Apply the test resource with the following commands:

$ export KUBECONFIG=/var/run/kubernetes/admin.kubeconfig
$ kubectl apply -f test-bwrap.yaml
$ kubectl exec test-bwrap -- bwrap --ro-bind /lib /lib --ro-bind /usr /usr --symlink /usr/lib64 /lib64 --proc /proc --dev /dev --tmpfs /tmp --unshare-all --new-session ps afx
bwrap: Can't mount proc on /newroot/proc: Operation not permitted

This produces the same error we encountered in the previous post: the /proc filesystem is tainted in the pod, preventing Bubblewrap from being able to create a new procfs for the new PID namespace.

The next section introduces the ProcMountType feature to work around this issue.

The ProcMountType feature

The ProcMountType feature can be enabled by adding the following environment variable to the local-up-cluster: FEATURE_GATES='UserNamespacesSupport=true,ProcMountType=true'. To make use of the new feature, we also need to activate UserNamespacesSupport, as explained in the following documentation.

With these features, we can update the resource like that:

apiVersion: v1
kind: Pod
metadata:
  name: test-bwrap
spec:
  hostUsers: false
  containers:
    - name: test
      image: quay.io/zuul-ci/zuul-executor
      command: ["/bin/sleep", "infinity"]
      securityContext:
        procMount: Unmasked
        capabilities:
          add: ["SETFCAP"]

… using the following commands:

$ sudo crictl rm -af; kubectl delete -f ./test-bwrap.yaml && kubectl apply -f ./test-bwrap.yaml
pod/test-bwrap created
$ kubectl exec test-bwrap -- bwrap --ro-bind /lib /lib --ro-bind /usr /usr --symlink /usr/lib64 /lib64 --proc /proc --dev /dev --tmpfs /tmp --unshare-all --new-session ps afx
bwrap: Can't mount proc on /newroot/proc: Permission denied

This time we get a new permission denied, which is caused by SELinux.
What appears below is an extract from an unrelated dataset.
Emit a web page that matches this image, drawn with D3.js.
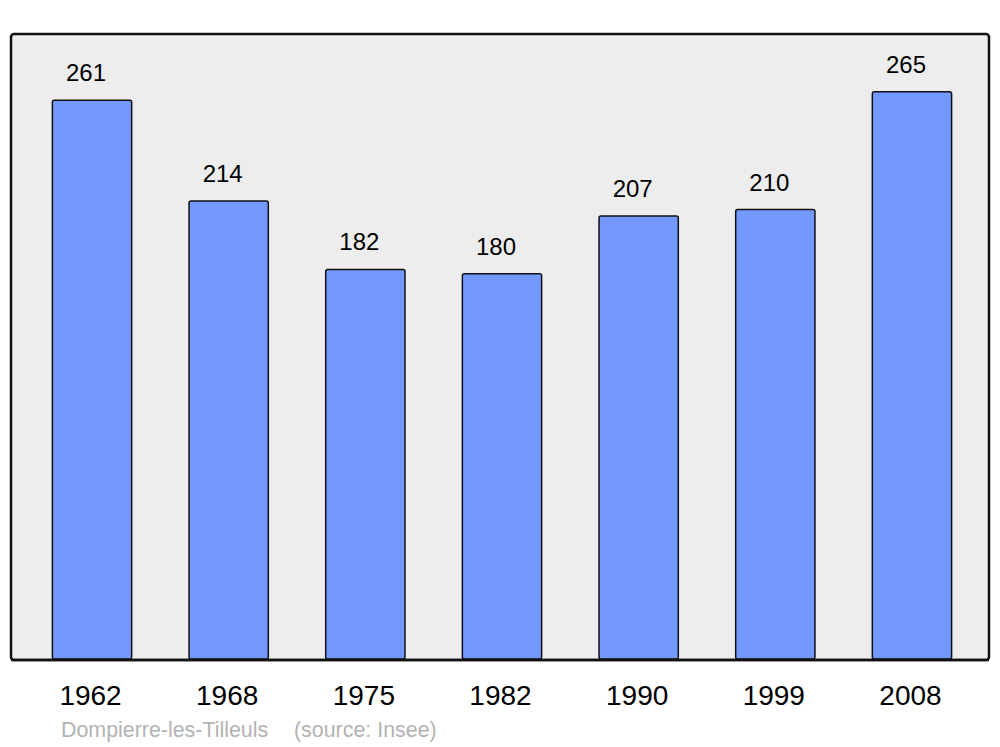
<!DOCTYPE html>
<html>
<head>
<meta charset="utf-8">
<script src="https://cdn.jsdelivr.net/npm/d3@7"></script>
<style>
  body { margin: 0; background: #fff; }
  text { font-family: "Liberation Sans", Arial, sans-serif; }
</style>
</head>
<body>
<svg id="chart"></svg>
<script>
// population by census year
var years = ["1962", "1968", "1975", "1982", "1990", "1999", "2008"];
var population = [261, 214, 182, 180, 207, 210, 265];
var yMax = 292;

var width = 1000, height = 747;
var panel = { left: 11, top: 34, right: 989, bottom: 660 };

var svg = d3.select("#chart")
    .attr("width", width)
    .attr("height", height);

svg.append("rect")
    .attr("x", panel.left)
    .attr("y", panel.top)
    .attr("width", panel.right - panel.left)
    .attr("height", panel.bottom - panel.top)
    .attr("rx", 3)
    .attr("fill", "#ededed")
    .attr("stroke", "#111")
    .attr("stroke-width", 2.5);

var x = d3.scaleBand()
    .domain(years)
    .range([23.7, 980.3])
    .paddingInner(0.42)
    .paddingOuter(0.21);

var y = d3.scaleLinear()
    .domain([0, yMax])
    .range([659, panel.top]);

var data = years.map(function(yr, i) { return { year: yr, value: population[i] }; });

svg.selectAll("rect.bar")
    .data(data)
  .enter().append("rect")
    .attr("class", "bar")
    .attr("x", function(d) { return x(d.year); })
    .attr("y", function(d) { return y(d.value); })
    .attr("width", x.bandwidth())
    .attr("height", function(d) { return y(0) - y(d.value); })
    .attr("rx", 2)
    .attr("fill", "#7399ff")
    .attr("stroke", "#111")
    .attr("stroke-width", 1.5);

// redraw the bottom border over the bar feet
svg.append("line")
    .attr("x1", panel.left)
    .attr("x2", panel.right)
    .attr("y1", panel.bottom)
    .attr("y2", panel.bottom)
    .attr("stroke", "#111")
    .attr("stroke-width", 2.5);

svg.selectAll("text.value")
    .data(data)
  .enter().append("text")
    .attr("class", "value")
    .attr("x", function(d) { return x(d.year) + x.bandwidth() / 2 - 6; })
    .attr("y", function(d) { return y(d.value) - 19; })
    .attr("text-anchor", "middle")
    .attr("font-size", 24)
    .attr("fill", "#000")
    .text(function(d) { return d.value; });

svg.selectAll("text.year")
    .data(years)
  .enter().append("text")
    .attr("class", "year")
    .attr("x", function(d) { return x(d) + x.bandwidth() / 2 - 1.5; })
    .attr("y", 705)
    .attr("text-anchor", "middle")
    .attr("font-size", 28)
    .attr("fill", "#000")
    .text(function(d) { return d; });

svg.append("text")
    .attr("x", 61)
    .attr("y", 737)
    .attr("font-size", 21.4)
    .attr("fill", "#b3b3b3")
    .text("Dompierre-les-Tilleuls");

svg.append("text")
    .attr("x", 294)
    .attr("y", 737)
    .attr("font-size", 21.4)
    .attr("fill", "#b3b3b3")
    .text("(source: Insee)");
</script>
</body>
</html>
Using audit2allow, we can see that the following policy needs to be installed:

module nestedcontainers 1.0;

require {
    type proc_t;
    type devpts_t;
    type container_t;
    class filesystem mount;
}

#============= container_t ==============
allow container_t devpts_t:filesystem mount;
allow container_t proc_t:filesystem mount;

… which lets us run Bubblewrap inside an unprivileged pod:

$ sudo semodule -i nestedcontainers.pp
$ kubectl exec test-bwrap -- bwrap --ro-bind /lib /lib --ro-bind /usr /usr --symlink /usr/lib64 /lib64 --proc /proc --dev /dev --tmpfs /tmp --unshare-all --new-session ps afx
    PID TTY      STAT   TIME COMMAND
      1 ?        Ss     0:00 bwrap --ro-bind /lib /lib --ro-bind /usr /usr --symlink /usr/lib64 /lib64 --proc /proc --dev /dev --tmpfs /tmp --unshare-all --new-session --cap-add all --uid 0 ps afx
      2 ?        R      0:00 ps afx

Notice how the sleep infinity process is not visible in the ps output, confirming that we are indeed running in a nested container.

Conclusion

This post demonstrates that we can run a container inside a container with Kubernetes thanks to the following settings:

The SETFCAP to create the user namespace,
The ProcMountType and UserNamespacesSupport to unmask the /proc filesystem, and
A SELinux policy to enable mounting filesystems inside the new namespace.